さらに、不規則な勤務形態によって、シフト管理の業務が煩雑化するケースも考えられます。看護師の希望やスキル、夜勤や連続勤務などを考慮したシフト管理を行うとなれば、担当者に負担がかかります。


少子高齢化

人手不足を招く原因として、少子高齢化が挙げられます。

入院患者の高齢化によって、日常生活援助を求められるケースが増加したことで、看護師の繁忙度が増して、人手不足につながっています。

また、少子高齢化の影響によって、医療従事者の養成所における学生・職員の確保が困難になるケースも見られます。各地域での養成機能が損なわれると、その地域での看護師の確保がさらに難しくなることが懸念されます。


コロナ禍による業務の増大

コロナの流行に伴う業務の増加によって、看護師を含む医療従事者の人手不足につながっています。

コロナ禍では、感染患者への対応をはじめ、院内の感染対策やウイルス検査などの業務負担が増加しています。その結果、集中治療や人工呼吸器装着患者への対応など、コロナ禍で増大する業務に対応できる看護師を確保できないケースが発生しています。

また、医療従事者自身がコロナ感染すれば、出勤停止や自宅隔離が必要となり、現場の人手不足につながることも懸念されています。


休職・離職の多さ

人手不足の背景には、看護師の休職・離職の多さも関係しています。

国内における看護師の9割は女性となっており、出産や子育てなどを理由に休職・離職するケースが多くなっています。
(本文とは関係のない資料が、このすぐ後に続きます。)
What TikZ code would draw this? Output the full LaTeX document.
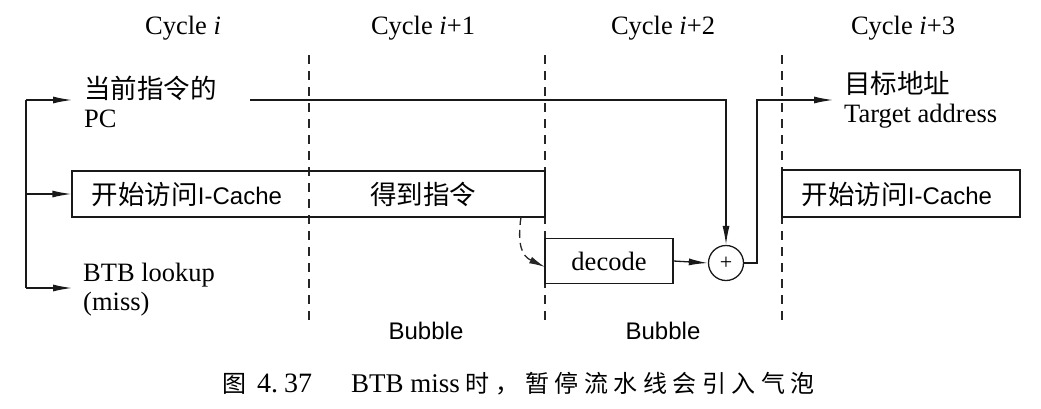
\documentclass[tikz,border=0pt]{standalone}
\usepackage{fontspec}
\setmainfont{Liberation Serif}
\setsansfont{Liberation Sans}
\newfontfamily\cjk{Noto Sans CJK SC}
\newfontfamily\cjkcap[LetterSpace=23]{Noto Sans CJK SC}
\usetikzlibrary{arrows.meta}
\begin{document}
\begin{tikzpicture}[x=1pt,y=-1pt,
  lbl/.style={font=\fontsize{26.5}{29}\selectfont, inner sep=0pt},
  ln/.style={line width=1.3pt, draw=black!90},
  arr/.style={ln, -{Latex[length=19pt,width=7pt]}},
  dline/.style={line width=1.3pt, draw=black!85, dash pattern=on 9pt off 7pt},
  box/.style={ln, rectangle, inner sep=0pt}]
\useasboundingbox (0,0) rectangle (1041,408);

% cycle headings
\node[lbl, anchor=base] (c0) at (183,34) {Cycle \textit{i}};
\node[lbl, anchor=base] (c1) at (423,34) {Cycle \textit{i}+1};
\node[lbl, anchor=base] (c2) at (663,34) {Cycle \textit{i}+2};
\node[lbl, anchor=base] (c3) at (903,34) {Cycle \textit{i}+3};

% cycle boundaries
\draw[dline] (309,55) -- (309,326);
\draw[dline] (545,55) -- (545,326);
\draw[dline] (782,55) -- (782,326);

% left labels
\node[lbl, anchor=west, align=left] (pclbl) at (84,102) {{\cjk 当前指令的}\\PC};
\node[lbl, anchor=west, align=left] (btblbl) at (83,290) {BTB lookup\\(miss)};

% boxes
\node[box, draw, minimum width=473pt, minimum height=46pt] (box1) at (308.5,194) {};
\node[lbl] (t1) at (187,194) {{\cjk 开始访问}\textsf{\fontsize{24}{28}\selectfont I-Cache}};
\node[lbl] (t2) at (423,194) {\cjk 得到指令};

\node[box, draw, minimum width=238pt, minimum height=47pt] (box3) at (901,193.5) {};
\node[lbl] (t3) at (897,194) {{\cjk 开始访问}\textsf{\fontsize{24}{28}\selectfont I-Cache}};

\node[box, draw, minimum width=128pt, minimum height=45pt] (decode) at (609,261) {};
\node[lbl] (t4) at (609,261) {decode};

\node[ln, draw, circle, minimum size=35pt, inner sep=0pt, font=\fontsize{22}{22}\selectfont] (plus) at (726,263) {+};

% target label
\node[lbl, anchor=west, align=left] (tgtlbl) at (844,100) {{\cjk 目标地址}\\Target address};

% trunk and arrows
\coordinate (tx) at (26,0);
\draw[ln] (26,100) -- (26,288);
\draw[arr, shorten >=12pt] (26,100) -- (84,100);
\draw[arr] (box1.west -| tx) -- (box1.west);
\draw[arr, shorten >=11pt] (26,288) -- (83,288);

% PC path into adder
\coordinate (pcstart) at (250,100);
\draw[arr] (pcstart) -- (pcstart -| plus.north) -- (plus.north);
\draw[arr] (decode.east) -- (plus.west);
\draw[arr, shorten >=11pt] (plus.east) -- (757,263) -- (757,100) -- (tgtlbl.west |- 0,100);

% dashed curve from box1 to decode
\coordinate (dstart) at (521,217);
\coordinate (dend) at (545,267);
\draw[dline, dash pattern=on 8pt off 5pt, -{Latex[length=16pt,width=7pt]}] (dstart) .. controls (517,245) and (522,256) .. (dend);

% bubbles
\node[lbl, font=\sffamily\fontsize{24}{28}\selectfont] (b1) at (426,331) {Bubble};
\node[lbl, font=\sffamily\fontsize{24}{28}\selectfont] (b2) at (663,331) {Bubble};

% caption
\node[lbl, anchor=west, font=\fontsize{28}{30}\selectfont] (cap) at (222,384) {{\cjk\fontsize{24}{26}\selectfont 图}\hspace{11pt}4.\hspace{6pt}37\hspace{39pt}{\fontsize{27}{30}\selectfont BTB miss}\hspace{6pt}{\cjkcap\fontsize{24}{26}\selectfont 时，暂停流水线会引入气泡}};
\end{tikzpicture}
\end{document}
また、医療現場でのハラスメントによって精神障がいを発症して、労災認定がなされたケースも見られます。ハラスメントによるストレスを理由に、離職することも少なくありません。

出典:厚生労働省『医療従事者の需給に関する検討会 看護職員需給分科会 中間とりまとめ』『医療従事者の勤務環境の改善について



人手不足解消に向けた5つの対策

看護師の人手不足を解消するための対策として、以下の5つが挙げられます。


①処遇の改善

看護師一人ひとりの業務負担が大きい現場であっても、すぐには人手不足の問題を解消できないという場合もあります。そのような場合は、給料や手当などの処遇を改善して、不満の解消につなげることも一つの方法です。
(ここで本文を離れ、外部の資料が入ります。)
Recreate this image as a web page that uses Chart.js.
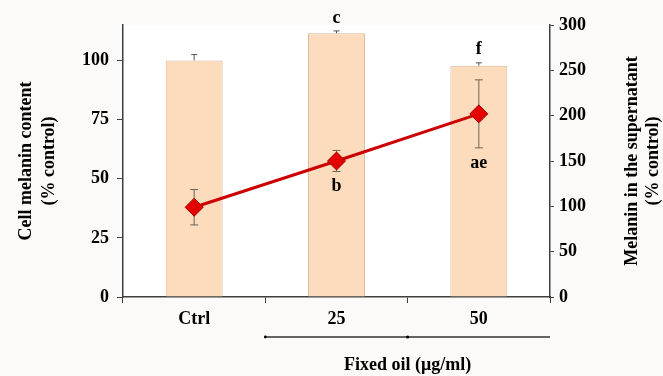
<!DOCTYPE html>
<html>
<head>
<meta charset="utf-8">
<script src="https://cdn.jsdelivr.net/npm/chart.js@4.4.0/dist/chart.umd.min.js"></script>
<style>
html, body { margin: 0; padding: 0; background: #fbfaf8; }
</style>
</head>
<body>
<canvas id="melaninChart" width="663" height="376"></canvas>
<script>
// data
const groups = ['Ctrl', '25', '50'];
const cellMelanin = [100, 111.5, 97.8];
const cellMelaninErr = [2.5, 1.0, 1.2];
const cellLetters = ['', 'c', 'f'];
const supernatant = [99, 150, 202];
const supernatantErr = [19.5, 11.6, 37.5];
const supernatantLetters = ['', 'b', 'ae'];
const leftTitle = ['Cell melanin content', '(% control)'];
const rightTitle = ['Melanin in the supernatant', '(% control)'];
const xTitle = 'Fixed oil (\u03bcg/ml)';

const serif = '"Liberation Serif", "DejaVu Serif", serif';
const axisColor = '#3f3f3f';

const backgroundPlugin = {
    id: 'background',
    beforeDraw(chart) {
        const ctx = chart.ctx;
        const a = chart.chartArea;
        ctx.save();
        ctx.fillStyle = '#fbfaf8';
        ctx.fillRect(0, 0, chart.width, chart.height);
        ctx.fillStyle = '#ffffff';
        ctx.fillRect(a.left, a.top, a.right - a.left, a.bottom - a.top);
        ctx.restore();
    }
};

// error bars drawn right after the bars, so the line sits on top
const errorBarPlugin = {
    id: 'errorBars',
    afterDatasetDraw(chart, args) {
        if (args.index !== 0) return;
        const ctx = chart.ctx;
        const x = chart.scales.x;
        const y = chart.scales.y;
        const y1 = chart.scales.y1;
        ctx.save();
        ctx.lineWidth = 1;
        // bar whiskers (upper only)
        ctx.strokeStyle = '#555555';
        cellMelanin.forEach((v, i) => {
            const cx = x.getPixelForValue(i);
            const top = y.getPixelForValue(v + cellMelaninErr[i]);
            const base = y.getPixelForValue(v);
            ctx.beginPath();
            ctx.moveTo(cx, base);
            ctx.lineTo(cx, top);
            ctx.moveTo(cx - 3, top);
            ctx.lineTo(cx + 3, top);
            ctx.stroke();
        });
        // line whiskers
        ctx.strokeStyle = '#6e6256';
        supernatant.forEach((v, i) => {
            const cx = x.getPixelForValue(i);
            const top = y1.getPixelForValue(v + supernatantErr[i]);
            const bot = y1.getPixelForValue(v - supernatantErr[i]);
            ctx.beginPath();
            ctx.moveTo(cx, top);
            ctx.lineTo(cx, bot);
            ctx.moveTo(cx - 4, top);
            ctx.lineTo(cx + 4, top);
            ctx.moveTo(cx - 4, bot);
            ctx.lineTo(cx + 4, bot);
            ctx.stroke();
        });
        ctx.restore();
    }
};

const textPlugin = {
    id: 'texts',
    afterDraw(chart) {
        const ctx = chart.ctx;
        const x = chart.scales.x;
        const y = chart.scales.y;
        const y1 = chart.scales.y1;
        const a = chart.chartArea;
        ctx.save();
        ctx.fillStyle = '#000000';
        ctx.font = 'bold 18px ' + serif;
        ctx.textAlign = 'center';
        ctx.textBaseline = 'middle';

        // significance letters
        cellLetters.forEach((t, i) => {
            if (!t) return;
            ctx.fillText(t, x.getPixelForValue(i), y.getPixelForValue(cellMelanin[i] + cellMelaninErr[i]) - 13);
        });
        supernatantLetters.forEach((t, i) => {
            if (!t) return;
            ctx.fillText(t, x.getPixelForValue(i), y1.getPixelForValue(supernatant[i] - supernatantErr[i]) + 15);
        });

        // axis titles, both reading bottom to top
        const midY = (a.top + a.bottom) / 2;
        [[leftTitle, 26, 49], [rightTitle, 632, 653]].forEach(([lines, x0, x1]) => {
            ctx.save();
            ctx.translate(x0, midY);
            ctx.rotate(-Math.PI / 2);
            ctx.fillText(lines[0], 0, 0);
            ctx.restore();
            ctx.save();
            ctx.translate(x1, midY);
            ctx.rotate(-Math.PI / 2);
            ctx.fillText(lines[1], 0, 0);
            ctx.restore();
        });

        // bracket under the fixed oil groups
        const from = x.getPixelForValue(0.5);
        const to = a.right;
        const lineY = a.bottom + 40;
        ctx.strokeStyle = '#333333';
        ctx.lineWidth = 1.3;
        ctx.beginPath();
        ctx.moveTo(from, lineY);
        ctx.lineTo(to, lineY);
        ctx.stroke();
        ctx.beginPath();
        ctx.arc(x.getPixelForValue(1.5), lineY, 1.6, 0, Math.PI * 2);
        ctx.fill();
        ctx.beginPath();
        ctx.arc(from, lineY, 1.4, 0, Math.PI * 2);
        ctx.fill();

        ctx.fillText(xTitle, x.getPixelForValue(1.5), a.bottom + 68);
        ctx.restore();
    }
};

const ctx = document.getElementById('melaninChart').getContext('2d');
const melaninChart = new Chart(ctx, {
    data: {
        labels: groups,
        datasets: [{
            type: 'bar',
            label: 'Cell melanin content',
            data: cellMelanin,
            yAxisID: 'y',
            backgroundColor: '#fddcbd',
            borderColor: '#d9b899',
            borderWidth: 1,
            barPercentage: 0.4,
            categoryPercentage: 1,
            order: 1
        }, {
            type: 'line',
            label: 'Melanin in the supernatant',
            data: supernatant,
            yAxisID: 'y1',
            borderColor: '#cc0000',
            borderWidth: 3,
            pointStyle: 'rectRot',
            pointRadius: 9,
            pointBackgroundColor: '#e20000',
            pointBorderColor: '#a80000',
            pointBorderWidth: 1,
            tension: 0,
            order: 0
        }]
    },
    options: {
        responsive: false,
        animation: false,
        layout: { padding: { top: 25 } },
        plugins: {
            legend: { display: false },
            tooltip: { enabled: false }
        },
        scales: {
            x: {
                offset: true,
                grid: {
                    offset: true,
                    drawOnChartArea: false,
                    drawTicks: true,
                    tickLength: 6,
                    color: axisColor
                },
                border: { color: axisColor, width: 1.5 },
                ticks: {
                    color: '#000000',
                    padding: 6,
                    font: { family: serif, size: 18, weight: 'bold' }
                },
                afterFit(scale) { scale.height = 79; }
            },
            y: {
                position: 'left',
                min: 0,
                max: 115,
                ticks: {
                    stepSize: 25,
                    color: '#000000',
                    padding: 8,
                    font: { family: serif, size: 18, weight: 'bold' }
                },
                afterBuildTicks(scale) {
                    scale.ticks = scale.ticks.filter(t => t.value <= 100);
                },
                grid: {
                    drawOnChartArea: false,
                    tickLength: 6,
                    color: axisColor
                },
                border: { color: axisColor, width: 1.5 },
                afterFit(scale) { scale.width = 123; }
            },
            y1: {
                position: 'right',
                min: 0,
                max: 300,
                ticks: {
                    stepSize: 50,
                    color: '#000000',
                    padding: 5,
                    font: { family: serif, size: 18, weight: 'bold' }
                },
                grid: {
                    drawOnChartArea: false,
                    tickLength: 4,
                    color: axisColor
                },
                border: { color: axisColor, width: 1.5 },
                afterFit(scale) { scale.width = 113; }
            }
        }
    },
    plugins: [backgroundPlugin, errorBarPlugin, textPlugin]
});
</script>
</body>
</html>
処遇の改善方法として、仕事内容・スキルに応じた昇給制度の整備、夜勤手当や残業手当の増額などが挙げられます。現場で働く看護師のモチベーションを上げることで定着率の向上につながるほか、魅力的な病院として採用にも有利に働くことが期待できます。


②業務分担の見直し

人手不足が発生する原因の一つに、看護領域以外の業務が多いことも挙げられます。業務過多によって看護師の負担が発生している場合は、業務分担を見直して専門性を生かせる人員配置を行うことが重要です。

看護師をはじめ、薬剤師や臨床検査技師などの医療従事者が専門性を生かせるように、他職種への分散を図ったり、現場内で情報を共有したりする対策が挙げられます。

業務分担を見直して現場の負担を分散・共有することで、人手不足の解消や医療提供体制の効率化につながります。


③育児・介護支援

看護師のなかには、出産や子育て、介護などを理由に夜勤が難しくなる人もいます。仕事と家庭との両立が難しい看護師の離職・休職を防ぐためには、病院全体での支援が必要です。


▼育児・介護支援に向けた取組み例

  • 夜勤なしの勤務形態を導入する
  • 時短勤務を採用する
  • 有給休暇制度を拡充する
  • 院内託児所を設置する


病院全体で育児・介護支援に取り組むことで、看護師が長く働き続けられる職場となり、定着率の向上が期待できます。

また、ライフイベントを踏まえた復職支援を実施することで、一度離職しても復帰しやすい環境となり、人手不足の解消につながります。


④クラウドサービスの活用

人手不足解消の取組みの一つとして、クラウドサービスの活用が挙げられます。

医療現場にクラウドサービスを取り入れることで、診療補助やデータ共有、カルテ管理などの業務を効率化することが可能です。

業務の効率化やプロセス改善を図ることで、看護師の負担が軽減されて、生産性の向上が期待できます。


▼クラウドサービスの活用例

  • カルテを電子化して業務の負担を軽減する
  • クラウド型RPAを導入して、診療予約やレセプト業務を自動化する
  • データ共有プラットフォームを導入して複数病院・病棟のデータ管理を行う
  • シフト管理システムを導入して、看護師のシフト管理業務を効率化する


⑤人材の育成

看護師の離職を防止して、定着率向上を図るためには、人材育成ができる環境を整備することも重要です。

看護師のキャリアアップ制度を導入することで、モチベーション・定着率の向上が期待できます。また、入職して間もない看護師の学習環境を整えることで、実務に対する不安を解消して、早期の離職を防げます。


▼人材育成の取組み例

  • 入社年数・スキルに応じた研修制度を実施する
  • 現場業務に役立つeラーニングを提供する
  • リーダー研修・マネジメント研修を実施する
  • インターン湿布制度を導入する



まとめ

この記事では、看護師の人手不足について以下の内容を解説しました。


  • 人手不足の現状
  • 人手不足が起こる原因
  • 人手不足解消に向けた5つの対策


看護師の総人数は増加していますが、地域・領域別に偏在が見られることから、人手不足になっている医療機関もあります。

人手不足を解消するためには、処遇の改善や育児・介護支援によって働きやすい職場環境をつくることが重要です。また、看護師の業務分担の見直しやIT活用によって医療体制の効率化を図ります。

さらに、看護師の離職防止・定着率向上に向けて、キャリアアップやスキル習得を支援する制度を導入することも有効です。

なお、看護師が長く働きやすい職場をつくるには、個々の事情に配慮したシフト管理も必要です。